§ WHAT YOU ARE ASKED TO DO
Copy out all lines where "with" appears.

§ DATASET CONTENT

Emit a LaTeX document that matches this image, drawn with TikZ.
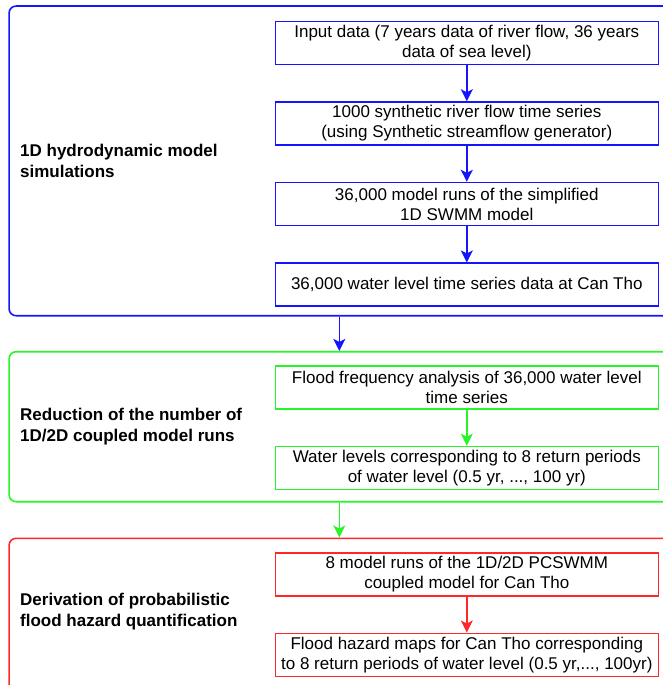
\documentclass[tikz,border=0pt]{standalone}
\usepackage{fontspec}
\setmainfont{Liberation Sans}
\usetikzlibrary{positioning, arrows.meta}

\definecolor{simblue}{RGB}{20,20,255}
\definecolor{redgreen}{RGB}{40,245,40}
\definecolor{derred}{RGB}{255,40,40}

\begin{document}
\begin{tikzpicture}[
    x=1pt, y=1pt,
    node distance=36pt,
    group/.style={rectangle, rounded corners=7pt, line width=1.6pt, minimum width=691pt},
    group label/.style={anchor=west, inner sep=0pt, align=left, font=\fontsize{17}{21}\selectfont\bfseries},
    box/.style={rectangle, draw, line width=1.6pt, minimum width=383pt, minimum height=43pt,
        inner xsep=2pt, inner ysep=2pt, align=center, font=\fontsize{17}{20}\selectfont},
    arrow line/.style={-{Stealth[length=12pt, width=12pt, inset=3pt]}, line width=1.6pt}
]
    \clip (0,0) rectangle (663,-685);

    % Groups
    \node[group, draw=simblue, minimum height=309.7pt] (sim) at (354.6,-160.9) {};
    \node[group, draw=redgreen, minimum height=150pt] (reduc) at (354.6,-426.7) {};
    \node[group, draw=derred, minimum height=160pt] (deriv) at (354.6,-618.3) {};

    \node[group label] (simlabel) at ([xshift=11.7pt]sim.west) {1D hydrodynamic model\\simulations};
    \node[group label] (reduclabel) at ([xshift=11.7pt]reduc.west) {Reduction of the number of\\1D/2D coupled model runs};
    \node[group label] (derivlabel) at ([xshift=11.7pt, yshift=6.3pt]deriv.west) {Derivation of probabilistic\\flood hazard quantification};

    % Boxes
    \node[box, draw=simblue] (input) at (466.8,-42.9) {Input data (7 years data of river flow, 36 years\\data of sea level)};
    \node[box, draw=simblue] (synth) [below=of input] {1000 synthetic river flow time series\\(using Synthetic streamflow generator)};
    \node[box, draw=simblue] (runs) [below=of synth] {36,000 model runs of the simplified\\1D SWMM model};
    \node[box, draw=simblue] (level) [below=of runs] {36,000 water level time series data at Can Tho};

    \node[box, draw=redgreen] (freq) at (466.8,-387.4) {Flood frequency analysis of 36,000 water level\\time series};
    \node[box, draw=redgreen] (wlevel) [below=of freq] {Water levels corresponding to 8 return periods\\of water level (0.5 yr, ..., 100 yr)};

    \node[box, draw=derred] (pcswmm) at (466.8,-574.2) {8 model runs of the 1D/2D PCSWMM\\coupled model for Can Tho};
    \node[box, draw=derred] (maps) [below=of pcswmm] {Flood hazard maps for Can Tho corresponding\\to 8 return periods of water level (0.5 yr,..., 100yr)};

    % Edges
    \draw[arrow line, simblue] (input) -- (synth);
    \draw[arrow line, simblue] (synth) -- (runs);
    \draw[arrow line, simblue] (runs) -- (level);
    \draw[arrow line, redgreen] (freq) -- (wlevel);
    \draw[arrow line, derred] (pcswmm) -- (maps);

    \draw[arrow line, simblue] ([xshift=331pt]sim.south west) -- ([xshift=331pt]reduc.north west);
    \draw[arrow line, redgreen] ([xshift=331pt]reduc.south west) -- ([xshift=331pt]deriv.north west);

\end{tikzpicture}
\end{document}
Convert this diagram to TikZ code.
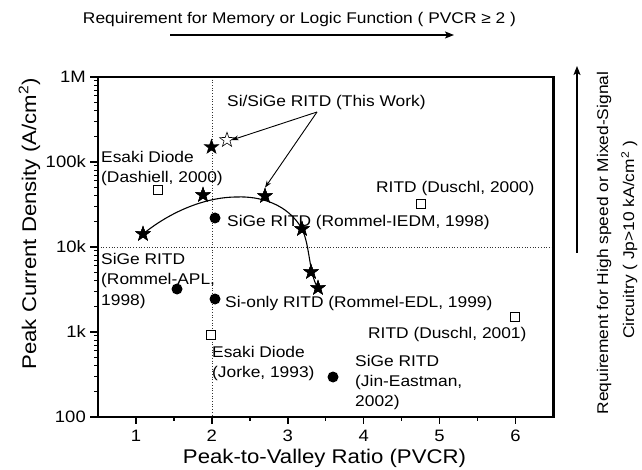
\documentclass[tikz,border=0pt]{standalone}
\usepackage{fontspec}
\setmainfont[FakeStretch=1.12]{Liberation Sans}
\usetikzlibrary{shapes.geometric,arrows.meta}
\begin{document}
\begin{tikzpicture}[x=1pt,y=-1pt,
  fstar/.style={star,star points=5,star point ratio=2.5,fill=black,draw=black,line width=0.4pt,inner sep=0pt,minimum size=15.5pt},
  ostar/.style={star,star points=5,star point ratio=2.5,fill=white,draw=black,line width=0.6pt,inner sep=0pt,minimum size=15.5pt},
  fdot/.style={circle,fill=black,inner sep=0pt,minimum size=11pt},
  osq/.style={rectangle,draw=black,fill=white,line width=0.6pt,inner sep=0pt,minimum size=9pt},
  lbl/.style={font=\fontsize{15.5}{20}\selectfont,inner sep=0pt,anchor=base west,align=left},
  ticklbl/.style={font=\fontsize{16.5}{20}\selectfont,inner sep=0pt},
  axtitle/.style={font=\fontsize{19.8}{24}\selectfont,inner sep=0pt},
  note/.style={font=\fontsize{15.5}{20}\selectfont,inner sep=0pt},
  frame/.style={line width=2.4pt,line cap=rect},
  tickline/.style={line width=1.5pt},
  guide/.style={dotted,line width=0.7pt,black!80},
  pointer/.style={line width=0.9pt,-{Stealth[length=7pt,width=5pt]}},
  bigarrow/.style={line width=1.1pt,-{Stealth[length=9pt,width=7pt,inset=2pt]}},
]
\useasboundingbox (0,0) rectangle (642,470);

% plot frame corners
\coordinate (bl) at (98,417);
\coordinate (br) at (553.4,417);
\coordinate (tl) at (98,77);
\coordinate (tr) at (553.4,77);

% guide lines: PVCR = 2 and Jp = 10 kA/cm^2
\coordinate (vg1) at (211.9,77);
\coordinate (vg2) at (211.9,417);
\coordinate (hg1) at (98,247);
\coordinate (hg2) at (553.4,247);
\draw[guide] (vg1) -- (vg2);
\draw[guide] (hg1) -- (hg2);

% y ticks (log scale, 85pt per decade)
\foreach \d in {0,...,3}{
  \foreach \m in {2,...,9}{
    \pgfmathsetmacro{\yy}{417-85*(\d+log10(\m))}
    \draw[line width=1pt] (98,\yy) -- (94,\yy);
  }
}
\foreach \d/\t in {0/100,1/1k,2/10k,3/100k,4/1M}{
  \pgfmathsetmacro{\yy}{417-85*\d}
  \draw[tickline] (98,\yy) -- (90,\yy);
  \node[ticklbl,anchor=east] (yl\d) at (86,\yy) {\t};
}
% x ticks
\foreach \v in {1,...,6}{
  \pgfmathsetmacro{\xx}{98+75.9*(\v-0.5)}
  \draw[tickline] (\xx,417) -- (\xx,424);
  \node[ticklbl,anchor=base] (xl\v) at (\xx,441) {\v};
}
\foreach \v in {1.5,2.5,3.5,4.5,5.5}{
  \pgfmathsetmacro{\xx}{98+75.9*(\v-0.5)}
  \draw[tickline] (\xx,417) -- (\xx,421);
}

% frame
\draw[frame] (bl) -- (br) -- (tr) -- (tl) -- cycle;

% data of this work
\node[fstar] (s1) at (143,234) {};
\node[fstar] (s2) at (203,195) {};
\node[fstar] (s3) at (211.5,147) {};
\node[fstar] (s4) at (265,196) {};
\node[fstar] (s5) at (302,229) {};
\node[fstar] (s6) at (311,272) {};
\node[fstar] (s7) at (318,288) {};
\node[ostar] (o1) at (227,140) {};

% fitted trend through this work
\coordinate (pk) at (237,197);
\draw[line width=1.1pt] (s1.center) .. controls (170,212) and (205,197) .. (pk)
  .. controls (260,196) and (288,204) .. (s5.center)
  .. controls (310,245) and (309,275) .. (s7.center);
\foreach \s in {s1,s2,s4,s5,s6,s7}{\node[fstar] at (\s) {};}

% literature data
\node[fdot] (c1) at (215,218) {};
\node[fdot] (c2) at (177,289) {};
\node[fdot] (c3) at (215,299) {};
\node[fdot] (c4) at (333,377) {};
\node[osq] (q1) at (158,190) {};
\node[osq] (q2) at (421,204) {};
\node[osq] (q3) at (211,335) {};
\node[osq] (q4) at (515,317) {};

% data labels (multi-line labels sit on the baseline of their last line)
\node[lbl] (tThis) at (227,107) {Si/SiGe RITD (This Work)};
\node[lbl] (tDash) at (101,183) {Esaki Diode\\(Dashiell, 2000)};
\node[lbl] (tIEDM) at (227,227) {SiGe RITD (Rommel-IEDM, 1998)};
\node[lbl] (tDuA) at (376,193) {RITD (Duschl, 2000)};
\node[lbl] (tAPL) at (101,305) {SiGe RITD\\(Rommel-APL,\\1998)};
\node[lbl] (tEDL) at (225,307) {Si-only RITD (Rommel-EDL, 1999)};
\node[lbl] (tJorke) at (212,377) {Esaki Diode\\(Jorke, 1993)};
\node[lbl] (tDuB) at (368,338) {RITD (Duschl, 2001)};
\node[lbl] (tJin) at (355,406) {SiGe RITD\\(Jin-Eastman,\\2002)};

% pointers from the label to this work
\coordinate (p0) at (317,112);
\draw[pointer] (p0) -- (o1.east);
\draw[pointer] (p0) -- (s4.north);

% axis titles
\node[axtitle,anchor=base] (xt) at (324.5,463) {Peak-to-Valley Ratio (PVCR)};
\node[axtitle,anchor=base,rotate=90] (yt) at (36,224) {Peak Current Density (A/cm\textsuperscript{2})};

% requirement notes
\node[note,anchor=base] (rq1) at (299.5,24) {Requirement for Memory or Logic Function ( PVCR ≥ 2 )};
\coordinate (ra1) at (170,35);
\coordinate (ra2) at (454,35);
\draw[bigarrow] (ra1) -- (ra2);
\coordinate (rb1) at (577,253);
\coordinate (rb2) at (577,66);
\draw[bigarrow] (rb1) -- (rb2);
\node[note,anchor=base,rotate=90] (rq2) at (608,243) {Requirement for High speed or Mixed-Signal};
\node[note,anchor=base,rotate=90] (rq3) at (634,240) {Circuitry ( Jp>10 kA/cm\textsuperscript{2} )};
\end{tikzpicture}
\end{document}
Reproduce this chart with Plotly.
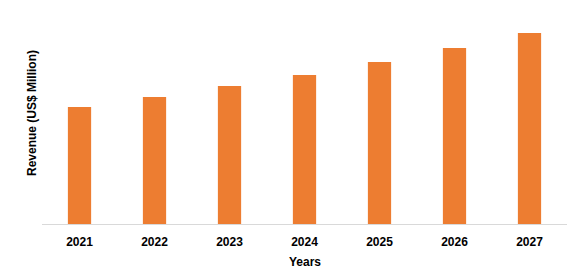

§ THE RESPONSE
Emit a LaTeX document that matches this image, drawn with TikZ.
Reproduce this chart with Plotly.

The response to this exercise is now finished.